I observed both physical and chemical changes occurred during the reactions. A solid tablet is dissolved in liquid water to release a gas called carbon dioxide. I have recorded the temperature and time in the tables below.

Table 1a: Record the reaction times Experiment I
Water Type Temperature (ºC) Time (in secs)

CO2 released (in cm)

Control 22.2 0 N/A
Cold  7 89 N/A
Room Temperature 22.4 53 N/A
Hot 72.2 30 N/A


Table 1b: Record the reaction times Experiment II
Water Type Temperature (ºC) Time (in secs)

CO2 released (in cm)

Control 22.4 0 N/A
Cold  6.5 90 N/A
Room Temperature 22.4 53 N/A
Hot 71.3 33 N/A


Table 1c: Record the reaction times Experiment III
Water Type Temperature (ºC) Time (in secs)

CO2 released (in cm)

Control 22.2 0 N/A
Cold  8.2 92 N/A
Room Temperature 22.5 52 N/A
Hot 71.9 32 N/A



Carbon dioxide is released as a product of the reaction I had to come up with a method to measure the amount of carbon dioxide released. Therefore I used another parameter which is "how high do the carbon dioxide bubbles float up?" 

I observed the carbon dioxide bubbles but they didn't reach above the water and hence I was unable to measure the height. In addition, the tablet is completely dissolved in hot water whereas it was not the case for room temperature water and cold water.


In this experiment, the jar with the hot water reacted the fastest and it ended the first. My explanation for this would be that the hot water molecules have a lot of energy in the form of heat so they start the soonest and they end the fastest because the water molecules have burned out all their energy at the start. The jar with the room temperature water reacted right after the one with the hot water because it is a mix of hot water and cold water so the water does have the energy to react fast but not as fast as the one with hot water. This sustains the second-longest because it does not have much energy so it can not be burned out at the beginning of the experiment. The jar with cold water did not have any additional energy so the reaction started the latest and sustained the longest. I also noticed that the jar with the hot water dissolved the Alka Seltzer tablet completely while the Alka Seltzer tablet did not dissolve into a clear solution in the jars with cold water and room temperature water.

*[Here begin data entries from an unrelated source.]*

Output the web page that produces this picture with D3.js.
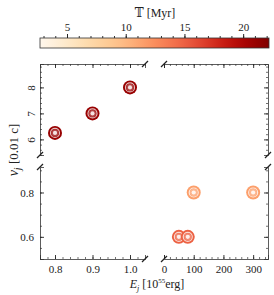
<!DOCTYPE html>
<html>
<head>
<meta charset="utf-8">
<script src="https://cdn.jsdelivr.net/npm/d3@7"></script>
<style>
  body { margin: 0; background: #fff; }
  text { font-family: "Liberation Serif", "DejaVu Serif", serif; fill: #222; }
</style>
</head>
<body>
<div id="chart"></div>
<script>
// data
const energyLow = [0.8, 0.9, 1.0];
const velocityLow = [6.25, 7, 8];
const timeLow = [21, 21, 21];

const energyHigh = [50, 80, 100, 300];
const velocityHigh = [0.6, 0.6, 0.8, 0.8];
const timeHigh = [15, 15, 11.5, 11.5];

const cbTicks = [5, 10, 15, 20];
const xLowTicks = [0.8, 0.9, 1.0];
const xHighTicks = [0, 100, 200, 300];
const yTopTicks = [6, 7, 8];
const yBotTicks = [0.6, 0.8];

const W = 274, H = 295;
const L = {x0: 40, x1: 145}, R = {x0: 164, x1: 268};
const T = {y0: 64, y1: 155}, B = {y0: 167, y1: 259};

const svg = d3.select('#chart').append('svg')
  .attr('width', W).attr('height', H);

const cbScale = d3.scaleLinear().domain([2.7, 22.2]).range([40, 269]);
const color = t => d3.interpolateOrRd((t - 2.7) / 19.5);

const xL = d3.scaleLinear().domain([0.76, 1.04]).range([L.x0, L.x1]);
const xR = d3.scaleLinear().domain([0, 350]).range([R.x0, R.x1]);
const yT = d3.scaleLinear().domain([5.4, 8.9]).range([T.y1, T.y0]);
const yB = d3.scaleLinear().domain([0.5, 0.915]).range([B.y1, B.y0]);

// colorbar
const defs = svg.append('defs');
const grad = defs.append('linearGradient').attr('id', 'cbgrad');
d3.range(0, 1.001, 0.05).forEach(t => {
  grad.append('stop').attr('offset', t).attr('stop-color', d3.interpolateOrRd(t));
});
svg.append('rect')
  .attr('x', 40).attr('y', 38).attr('width', 229).attr('height', 10)
  .attr('fill', 'url(#cbgrad)').attr('stroke', '#333').attr('stroke-width', 0.8);

svg.append('g')
  .attr('transform', 'translate(0,38)')
  .call(d3.axisTop(cbScale).tickValues(d3.range(3, 23)).tickSize(2).tickFormat(''))
  .call(g => g.select('.domain').remove())
  .call(g => g.selectAll('line').attr('stroke', '#333'));
svg.append('g')
  .attr('transform', 'translate(0,38)')
  .call(d3.axisTop(cbScale).tickValues(cbTicks).tickSize(4).tickPadding(3))
  .call(g => g.select('.domain').remove())
  .call(g => g.selectAll('line').attr('stroke', '#222'))
  .call(g => g.selectAll('text').attr('font-size', 11).attr('font-family', '"Liberation Serif", serif').attr('fill', '#222'));

svg.append('text')
  .attr('x', 155).attr('y', 17)
  .attr('text-anchor', 'middle').attr('font-size', 12)
  .text('\u{1D54B} [Myr]');

// helper for axes with major + minor ticks
function drawAxis(axisFn, scale, major, minor, transform, labels, rotate) {
  svg.append('g').attr('transform', transform)
    .call(axisFn(scale).tickValues(minor).tickSize(-2).tickFormat(''))
    .call(g => g.select('.domain').remove())
    .call(g => g.selectAll('line').attr('stroke', '#333').attr('stroke-width', 0.7));
  const g = svg.append('g').attr('transform', transform)
    .call(axisFn(scale).tickValues(major).tickSize(-4).tickPadding(6)
      .tickFormat(labels ? labels : ''));
  g.selectAll('.tick line').attr('stroke', '#222').attr('stroke-width', 0.9);
  g.select('.domain').attr('stroke', '#333').attr('stroke-width', 0.8);
  g.selectAll('text').attr('font-size', 11).attr('font-family', '"Liberation Serif", serif').attr('fill', '#222');
  if (rotate) {
    g.selectAll('.tick text')
      .attr('transform', 'rotate(-90)')
      .attr('x', 0).attr('y', -9)
      .attr('text-anchor', 'middle').attr('dy', '0.35em');
  }
  return g;
}

const minorXL = d3.range(0.76, 1.041, 0.02).map(v => +v.toFixed(2));
const minorXR = d3.range(0, 341, 20);
const minorYT = d3.range(5.4, 8.81, 0.2).map(v => +v.toFixed(1));
const minorYB = d3.range(0.5, 0.91, 0.05).map(v => +v.toFixed(2));

// top-left: top + left spines
drawAxis(d3.axisTop, xL, xLowTicks, minorXL, `translate(0,${T.y0})`, null);
drawAxis(d3.axisLeft, yT, yTopTicks, minorYT, `translate(${L.x0},0)`, d3.format('d'), true);
// top-right: top + right spines
drawAxis(d3.axisTop, xR, xHighTicks, minorXR, `translate(0,${T.y0})`, null);
drawAxis(d3.axisRight, yT, yTopTicks, minorYT, `translate(${R.x1},0)`, null);
// bottom-left: bottom + left spines
drawAxis(d3.axisBottom, xL, xLowTicks, minorXL, `translate(0,${B.y1})`, d3.format('.1f'));
drawAxis(d3.axisLeft, yB, yBotTicks, minorYB, `translate(${L.x0},0)`, d3.format('.1f'));
// bottom-right: bottom + right spines
drawAxis(d3.axisBottom, xR, xHighTicks, minorXR, `translate(0,${B.y1})`, d3.format('d'));
drawAxis(d3.axisRight, yB, yBotTicks, minorYB, `translate(${R.x1},0)`, null);

// broken-axis marks
const breaks = [
  [L.x1, T.y0], [L.x0, T.y1], [R.x0, T.y0], [R.x1, T.y1],
  [L.x0, B.y0], [L.x1, B.y1], [R.x0, B.y1], [R.x1, B.y0]
];
svg.append('g').selectAll('line').data(breaks).join('line')
  .attr('x1', d => d[0] - 3).attr('y1', d => d[1] + 3)
  .attr('x2', d => d[0] + 3).attr('y2', d => d[1] - 3)
  .attr('stroke', '#222').attr('stroke-width', 1.3);

// markers
function drawPoints(xs, ys, ts, sx, sy) {
  const data = xs.map((x, i) => ({x, y: ys[i], t: ts[i]}));
  const g = svg.append('g').selectAll('g').data(data).join('g')
    .attr('transform', d => `translate(${sx(d.x)},${sy(d.y)})`);
  g.append('circle').attr('r', 7).attr('fill', d => color(d.t));
  g.append('circle').attr('r', 4.5).attr('fill', 'none')
    .attr('stroke', '#fff').attr('stroke-opacity', 0.75).attr('stroke-width', 1.2);
  g.append('circle').attr('r', 3.7).attr('fill', d => d3.interpolateRgb(color(d.t), '#fff')(0.25));
  g.append('circle').attr('r', 2.1).attr('fill', '#fff').attr('fill-opacity', 0.85);
}
drawPoints(energyLow, velocityLow, timeLow, xL, yT);
drawPoints(energyHigh, velocityHigh, timeHigh, xR, yB);

// axis labels
const yl = svg.append('text')
  .attr('transform', 'translate(18,150) rotate(-90)')
  .attr('text-anchor', 'middle').attr('font-size', 14);
yl.append('tspan').attr('font-style', 'italic').text('v');
yl.append('tspan').attr('font-style', 'italic').attr('font-size', 10).attr('dy', 3).text('j');
yl.append('tspan').attr('dy', -3).attr('font-size', 13).text(' [0.01 c]');

const xlab = svg.append('text')
  .attr('x', 157).attr('y', 288)
  .attr('text-anchor', 'middle').attr('font-size', 12);
xlab.append('tspan').attr('font-style', 'italic').text('E');
xlab.append('tspan').attr('font-style', 'italic').attr('font-size', 8).attr('dy', 2.5).text('j');
xlab.append('tspan').attr('dy', -2.5).text(' [10');
xlab.append('tspan').attr('font-size', 7).attr('dy', -5).text('55');
xlab.append('tspan').attr('dy', 5).text('erg]');
</script>
</body>
</html>
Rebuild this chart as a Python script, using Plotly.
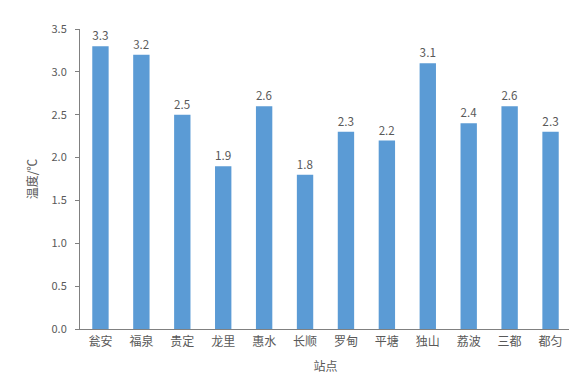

My experiments show that increase in temperature speeds up the chemical reaction. Thus, the rate of reaction was fastest in hot water compared to cold and room temperature water. 


I always wondered how pills cured my stomach aches. Studying this chemical reaction has helped me understand this process. The pills have sodium bicarbonate which is a base and goes into your stomach and neutralizes the acid (HCl) in your stomach. In other words, the base which is sodium bicarbonate neutralizes the acid in your stomach.

Sources Of Error

There can several possible sources of error for this experiment. I have listed them below:

  1. Random errors:  We have repeated the experiment three times to control for it.
  2. Systematic error. The temperature of water used in this experiment, not able to control it.
  3. Environmental error. We have performed the experiment in the same room within the same hour to control any environmental factor.
  4. Procedural error. All the experiments were done by me to minimize any procedural error
  5. Estimation error. This type of error could be from reading a ruler differently, not able to control it


I am very grateful to my teachers at Sunalta School for giving me this opportunity to participate in the Science Fair. I enjoyed working together with my Mom on this project.